I know this topic has been discussed ad nauseum elsewhere but I decided to turn to Look experts for help after the other thread suggestions were one's I've tried or seemed unwise - e.g. dust your cleats with talcum powder. My Keos (c. 2006) squeak periodically; various lubes cure the squeaking only temporarily. The squeaking is particularly bad after I put new cleats on my shoes and occurs whether I use Look cleats or generic ones. The pedals are fine otherwise and I'd rather not have to buy new ones. Successful solutions will be much appreciated.


----------



## Gee3 (Jan 31, 2006)

Repack the grease in the spindle/needle bearings. But don't over grease them or they won't spin freely.

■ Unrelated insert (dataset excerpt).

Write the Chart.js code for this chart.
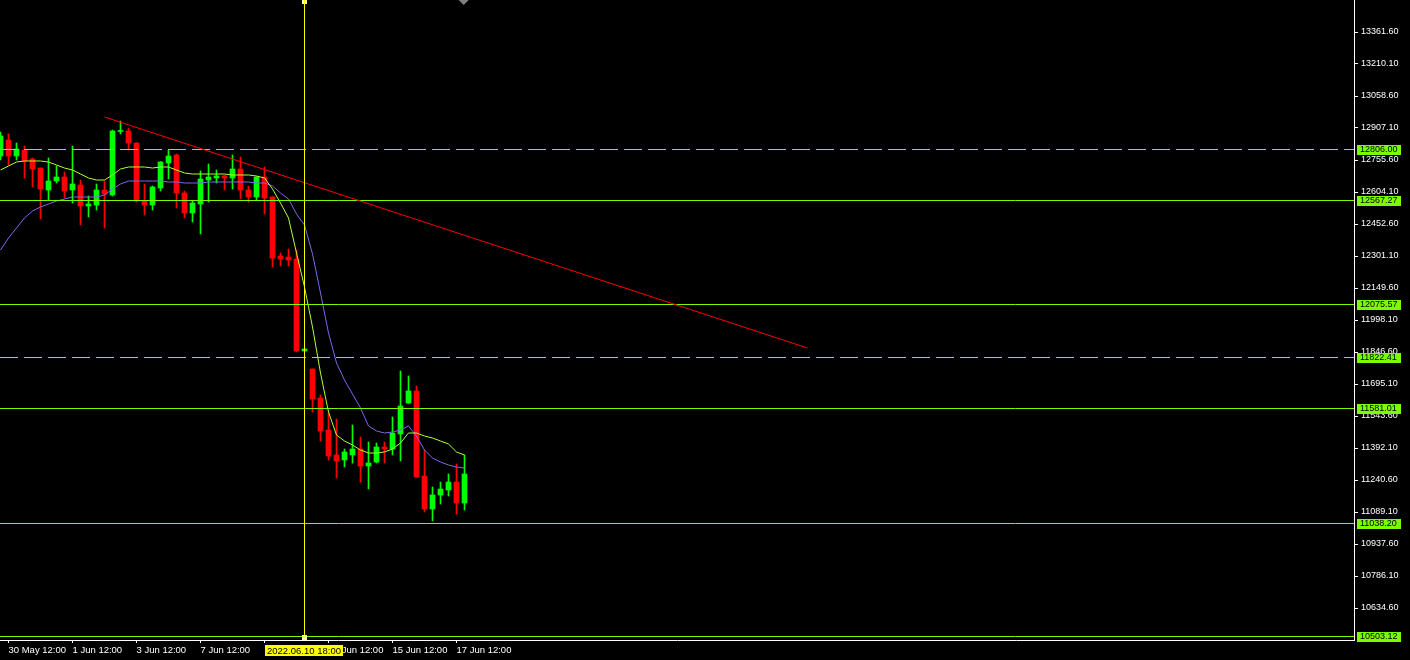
<!DOCTYPE html>
<html>
<head>
<meta charset="utf-8">
<script src="https://cdn.jsdelivr.net/npm/chart.js@4.4.1/dist/chart.umd.min.js"></script>
<style>
  html, body { margin: 0; padding: 0; background: #000; overflow: hidden; }
  canvas { display: block; background: #000; }
</style>
</head>
<body>
<canvas id="chart" width="1410" height="660"></canvas>
<script>
// H6 candles, one per bar index (0 = first visible bar)
const opens  = [12774.5, 12850.3, 12774.5, 12802.9, 12760.3, 12717.7, 12613.6, 12656.2, 12675.1, 12613.6,
                12637.2, 12537.8, 12542.6, 12613.6, 12589.9, 12890.5, 12892.9, 12836.1, 12561.5, 12542.6,
                12623.1, 12741.4, 12779.3, 12599.4, 12504.7, 12547.3, 12660.9, 12670.4, 12679.9, 12670.4,
                12713.0, 12613.6, 12580.4, 12675.1, 12580.4, 12301.1, 12296.4, 12286.9, 11851.3, 11766.1,
                11628.8, 11477.3, 11358.9, 11335.3, 11358.9, 11387.4, 11306.9, 11325.8, 11396.9, 11387.4,
                11458.4, 11605.2, 11662.0, 11259.5, 11103.3, 11169.6, 11193.3, 11231.1, 11131.7];
const highs  = [12888.2, 12878.7, 12836.1, 12821.9, 12765.1, 12717.7, 12765.1, 12727.2, 12698.8, 12821.9,
                12660.9, 12585.2, 12642.0, 12656.2, 12897.6, 12940.2, 12907.1, 12838.0, 12642.0, 12632.5,
                12748.0, 12802.9, 12784.0, 12608.8, 12561.5, 12703.5, 12736.7, 12708.3, 12684.6, 12779.3,
                12769.8, 12632.5, 12677.0, 12722.5, 12582.0, 12315.3, 12334.2, 12329.5, 11861.0, 11767.0,
                11643.0, 11557.8, 11529.4, 11387.4, 11500.9, 11444.2, 11420.5, 11415.8, 11420.5, 11538.9,
                11756.6, 11733.0, 11685.7, 11382.6, 11207.5, 11231.1, 11269.0, 11316.4, 11358.9];
const lows   = [12755.6, 12731.9, 12755.6, 12670.4, 12627.8, 12476.3, 12566.2, 12646.7, 12575.7, 12552.0,
                12447.9, 12485.7, 12518.9, 12433.7, 12585.2, 12878.7, 12802.9, 12556.8, 12495.2, 12518.9,
                12608.8, 12665.6, 12528.4, 12481.0, 12462.1, 12405.3, 12556.8, 12646.7, 12613.6, 12618.3,
                12570.9, 12556.8, 12566.2, 12500.0, 12249.0, 12253.8, 12253.8, 11846.6, 11851.3, 11562.5,
                11425.2, 11335.3, 11250.1, 11302.1, 11320.6, 11231.1, 11198.0, 11321.1, 11321.1, 11358.9,
                11330.6, 11603.0, 11253.0, 11089.1, 11046.5, 11126.9, 11164.9, 11079.6, 11098.6];
const closes = [12869.2, 12774.5, 12807.7, 12750.9, 12713.0, 12618.3, 12656.2, 12675.1, 12608.8, 12642.0,
                12537.8, 12547.3, 12613.6, 12594.6, 12892.9, 12892.9, 12836.1, 12561.5, 12542.6, 12627.8,
                12746.1, 12774.5, 12599.4, 12504.7, 12552.0, 12665.6, 12675.1, 12679.9, 12670.4, 12713.0,
                12613.6, 12580.4, 12675.1, 12575.7, 12291.6, 12286.9, 12282.2, 11851.3, 11860.8, 11624.1,
                11472.6, 11354.2, 11330.6, 11373.2, 11387.4, 11306.9, 11321.1, 11396.9, 11387.4, 11463.1,
                11590.9, 11662.0, 11254.8, 11103.3, 11169.6, 11198.0, 11231.1, 11131.7, 11269.0];

// moving averages
const maFast = [12708.3, 12727.2, 12746.1, 12750.9, 12750.9, 12750.9, 12746.1, 12731.9, 12717.7, 12708.3,
                12689.3, 12670.4, 12660.9, 12660.9, 12684.6, 12713.0, 12722.5, 12722.5, 12722.5, 12717.7,
                12722.5, 12722.5, 12708.3, 12694.1, 12689.3, 12689.3, 12689.3, 12689.3, 12689.3, 12684.6,
                12684.6, 12684.6, 12679.9, 12670.4, 12618.3, 12552.0, 12481.0, 12315.3, 12154.3, 11964.9,
                11747.1, 11562.5, 11453.6, 11425.2, 11406.3, 11382.6, 11368.4, 11368.4, 11373.2, 11387.4,
                11415.8, 11463.1, 11463.1, 11448.9, 11439.4, 11425.2, 11411.0, 11373.2, 11358.9];
const maSlow = [12329.5, 12386.3, 12433.7, 12481.0, 12514.1, 12533.1, 12547.3, 12561.5, 12570.9, 12580.4,
                12580.4, 12580.4, 12580.4, 12589.9, 12618.3, 12642.0, 12656.2, 12656.2, 12656.2, 12656.2,
                12656.2, 12651.5, 12651.5, 12646.7, 12646.7, 12646.7, 12651.5, 12651.5, 12651.5, 12651.5,
                12651.5, 12651.5, 12646.7, 12646.7, 12632.5, 12599.4, 12570.9, 12500.0, 12447.9, 12310.6,
                12126.0, 11936.6, 11794.5, 11714.0, 11647.8, 11581.5, 11496.3, 11472.6, 11463.1, 11467.9,
                11477.3, 11496.3, 11448.9, 11382.6, 11344.8, 11325.8, 11311.6, 11302.1, 11297.4];

// horizontal levels
const levelPrices = [12806.00, 12567.27, 12075.57, 11822.41, 11581.01, 11038.20, 10503.12];
const levelDashed = [true, false, false, true, false, false, false];

// trend line (bar index, price)
const trendBars = [13, 100.875];
const trendPrices = [12959.2, 11865.5];

// axes
const priceTicks = [10634.60, 10786.10, 10937.60, 11089.10, 11240.60, 11392.10, 11543.60, 11695.10,
                    11846.60, 11998.10, 12149.60, 12301.10, 12452.60, 12604.10, 12755.60, 12907.10,
                    13058.60, 13210.10, 13361.60];
const timeTickBars = [1, 9, 17, 25, 33, 41, 49, 57];
const timeTickLabels = ['30 May 12:00', '1 Jun 12:00', '3 Jun 12:00', '7 Jun 12:00',
                        '9 Jun 12:00', '13 Jun 12:00', '15 Jun 12:00', '17 Jun 12:00'];
const cursorBar = 38;
const cursorLabel = '2022.06.10 18:00';
const shiftBar = 57.9;

const yMin = 10483.1, yMax = 13513.1;
const xMin = -0.0625, xMax = 169.1875;

const GREEN = '#00ff00', RED = '#ff0000', LEVEL = '#7cfc00';

const idx = opens.map((_, i) => i);
const candleColors = idx.map(i => closes[i] >= opens[i] ? GREEN : RED);

const levelSets = levelPrices.map((p, k) => ({
  type: 'line',
  isLevel: true,
  data: [{x: xMin, y: p}, {x: xMax, y: p}],
  borderColor: LEVEL,
  borderWidth: 1,
  borderDash: levelDashed[k] ? [18, 6] : [],
  pointRadius: 0,
  order: 2
}));

// snap the horizontal levels onto whole pixels so they stay 1px sharp
const crispLevels = {
  id: 'crispLevels',
  beforeDatasetDraw(chart, args) {
    if (!chart.data.datasets[args.index].isLevel) return;
    args.meta.data.forEach(pt => { pt.y = Math.round(pt.y) + 0.5; });
  }
};

const overlay = {
  id: 'overlay',
  afterDraw(chart) {
    const ctx = chart.ctx;
    const xs = chart.scales.x, ys = chart.scales.y;
    ctx.save();
    // price labels of the levels
    ctx.font = '9px "Liberation Sans", Arial, sans-serif';
    ctx.textBaseline = 'middle';
    ctx.textAlign = 'left';
    levelPrices.forEach(p => {
      const y = Math.round(ys.getPixelForValue(p));
      ctx.fillStyle = LEVEL;
      ctx.fillRect(1357, y - 4, 44, 10);
      ctx.fillStyle = '#000';
      ctx.fillText(p.toFixed(2), 1360, y + 1);
    });
    // cursor label on time axis
    const cx = Math.floor(xs.getPixelForValue(cursorBar));
    ctx.fillStyle = '#ffff00';
    ctx.fillRect(cx - 39, 645, 78, 11);
    ctx.fillStyle = '#000';
    ctx.font = '9.5px "Liberation Sans", Arial, sans-serif';
    ctx.textAlign = 'center';
    ctx.fillText(cursorLabel, cx, 651);
    // cursor handles
    ctx.fillStyle = '#ffffa0';
    ctx.fillRect(cx - 2, 0, 5, 4);
    ctx.fillRect(cx - 2, 635, 5, 5);
    ctx.fillStyle = '#ffff00';
    ctx.fillRect(cx, 0, 1, 4);
    // chart shift marker
    const sx = xs.getPixelForValue(shiftBar);
    ctx.fillStyle = '#808080';
    ctx.beginPath();
    ctx.moveTo(sx - 5, 0);
    ctx.lineTo(sx + 5, 0);
    ctx.lineTo(sx, 5);
    ctx.closePath();
    ctx.fill();
    ctx.restore();
  }
};

new Chart(document.getElementById('chart'), {
  type: 'bar',
  data: {
    datasets: [
      {
        type: 'line',
        data: [{x: cursorBar, y: yMax}, {x: cursorBar, y: yMin}],
        borderColor: '#ffff00', borderWidth: 1, pointRadius: 0, order: 0
      },
      ...levelSets,
      {
        type: 'line',
        data: trendBars.map((b, k) => ({x: b, y: trendPrices[k]})),
        borderColor: RED, borderWidth: 1, pointRadius: 0, order: 1
      },
      {
        type: 'line',
        data: idx.map(i => ({x: i, y: maFast[i]})),
        borderColor: '#adff2f', borderWidth: 1, pointRadius: 0, tension: 0, order: 3
      },
      {
        type: 'line',
        data: idx.map(i => ({x: i, y: maSlow[i]})),
        borderColor: '#7b68ee', borderWidth: 1, pointRadius: 0, tension: 0, order: 3
      },
      {
        data: idx.map(i => ({x: i, y: [opens[i], closes[i]]})),
        backgroundColor: candleColors,
        barThickness: 5, minBarLength: 1, borderWidth: 0, grouped: false, order: 4
      },
      {
        data: idx.map(i => ({x: i, y: [lows[i], highs[i]]})),
        backgroundColor: candleColors,
        barThickness: 1, borderWidth: 0, grouped: false, order: 5
      }
    ]
  },
  options: {
    responsive: false,
    animation: false,
    events: [],
    layout: { padding: 0 },
    plugins: { legend: { display: false }, tooltip: { enabled: false } },
    scales: {
      x: {
        type: 'linear',
        min: xMin, max: xMax,
        offset: false,
        grid: { drawOnChartArea: false, drawTicks: true, tickLength: 3, color: '#fff', offset: false },
        border: { display: true, color: '#fff' },
        afterBuildTicks: s => { s.ticks = timeTickBars.map(v => ({value: v})); },
        afterFit: s => { s.height = 20; s.paddingLeft = 0; s.paddingRight = 0; },
        ticks: {
          autoSkip: false, maxRotation: 0, align: 'start', labelOffset: 0, padding: 2,
          color: '#fff',
          font: { family: '"Liberation Sans", Arial, sans-serif', size: 9.5 },
          callback: (v, i) => timeTickLabels[i]
        }
      },
      y: {
        type: 'linear',
        position: 'right',
        min: yMin, max: yMax,
        grid: { drawOnChartArea: false, drawTicks: true, tickLength: 4, color: '#fff' },
        border: { display: true, color: '#fff' },
        afterBuildTicks: s => { s.ticks = priceTicks.map(v => ({value: v})); },
        afterFit: s => { s.width = 56; s.paddingTop = 0; s.paddingBottom = 0; },
        ticks: {
          padding: 3, color: '#fff',
          font: { family: '"Liberation Sans", Arial, sans-serif', size: 9 },
          callback: v => Number(v).toFixed(2)
        }
      }
    }
  },
  plugins: [crispLevels, overlay]
});
</script>
</body>
</html>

Mine was doing the same thing and for the longest time I thought it was the BB or crank bolts or God knows what??? But then I swapped the pedals with my other bike and the noise suddenly appeared on the other bike. Turns out the pedals needed to be regreased. Issue cleared.


----------



## bstendig (Jul 10, 2007)

Thanks for the tip, I appreciate it.


----------



## nyvram (Apr 11, 2002)

just took advantage of the 'look pedal trade-in' to swap out my old 2002 classic LOOK pedals for KEO 2s. So far I'm loving the new pedals..so much lighter and THANK GOD the squeaking has ended (so far). I was going through the old cleats like candy corn


----------



## nyvram (Apr 11, 2002)

sorry double post


----------